Class actions are big business for the plaintiffs bar. Lawyers have a better chance of pocketing enormous, disproportionate, attorney fee awards if they can litigate, or force settlement of, consumer class actions in plaintiff-friendly state courts. Congress enacted the Class Action Fairness Act (CAFA) in 2005 to help curb state-court class action abuses. One of CAFA’s key provisions allows “any defendant” to remove (i.e., transfer) from state court to federal court, qualifying class actions brought on behalf of nationwide or multi-state classes of allegedly injured individuals. Compared to many state courts, federal court rules and procedures are not as skewed in favor of class action plaintiffs.
Nonetheless, class action plaintiff lawyers have succeeded in circumventing CAFA’s removal provision by enlisting defendants in garden-variety state court debt collection suits to file broad, only tangentially related, class action counterclaims, or third-party class action complaints, against national or multistate corporate defendants. Based on outdated Supreme Court precedent, several federal courts of appeals have held that such counterclaim or third-party defendants do not fall within the broad phrase “any defendant” for CAFA removal purposes. If they had been sued directly, those same defendants unquestionably could have removed the same complaints to federal court.

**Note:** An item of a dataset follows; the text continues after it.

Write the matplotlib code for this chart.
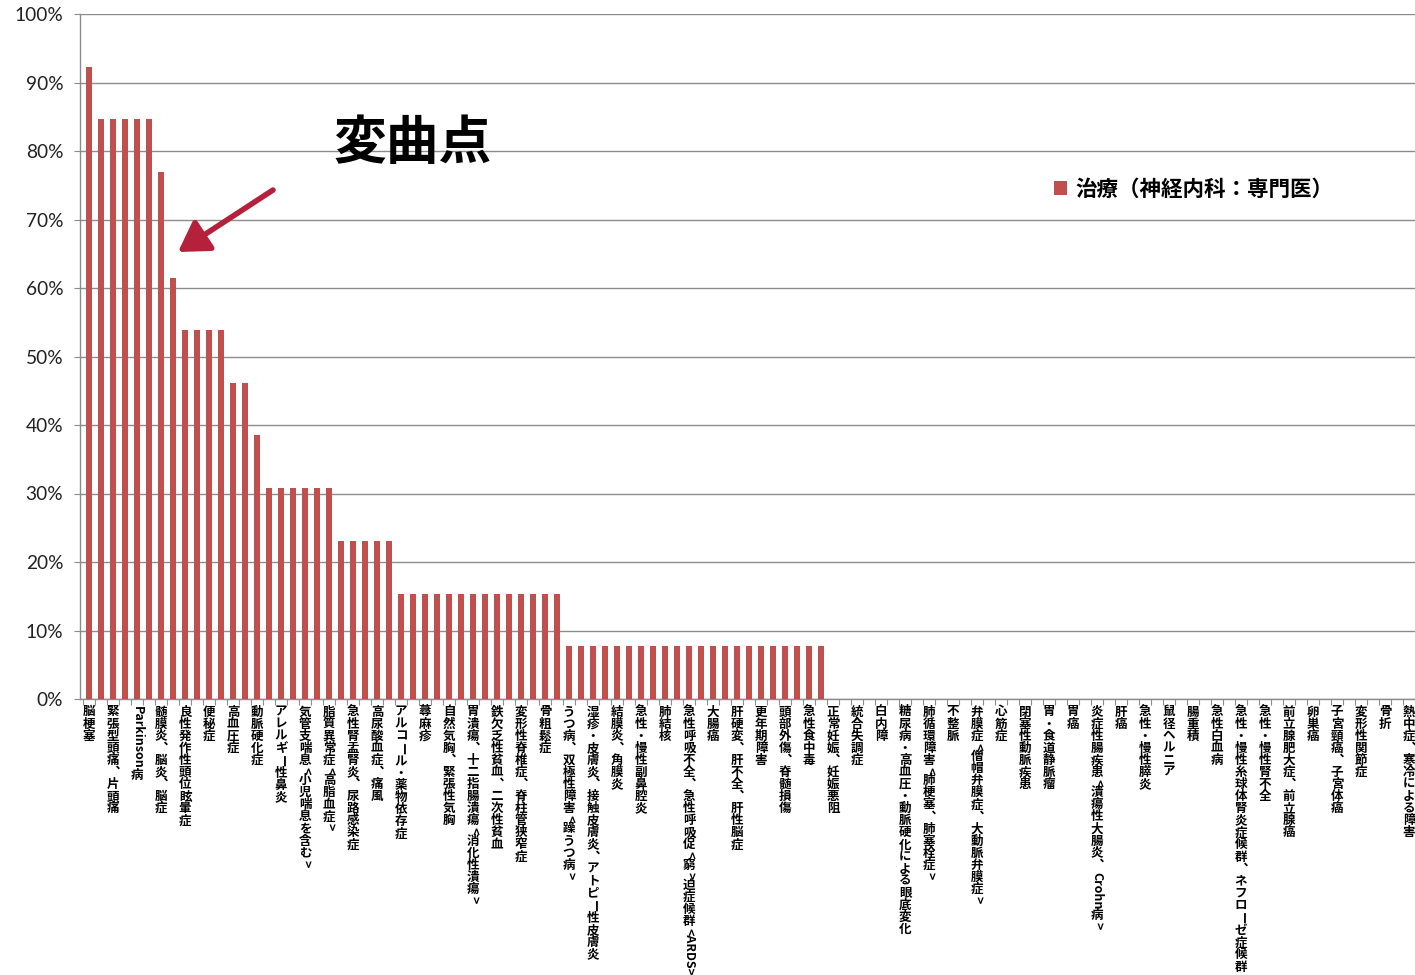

Recognizing the importance of the issue, the Supreme Court last week in Home Depot U.S.A., Inc. v. Jackson, No. 17-1471, agreed to review this brazen, recurring, removal-blocking tactic. I was privileged to write an amicus brief on behalf of DRI-The Voice of the Defense Bar, urging the Court to hear the case. Our brief emphasized the need for the Court to interpet CAFA in a manner consistent with the statute’s fundamental objective of achieving fairness by leveling the playing field in class action litigation.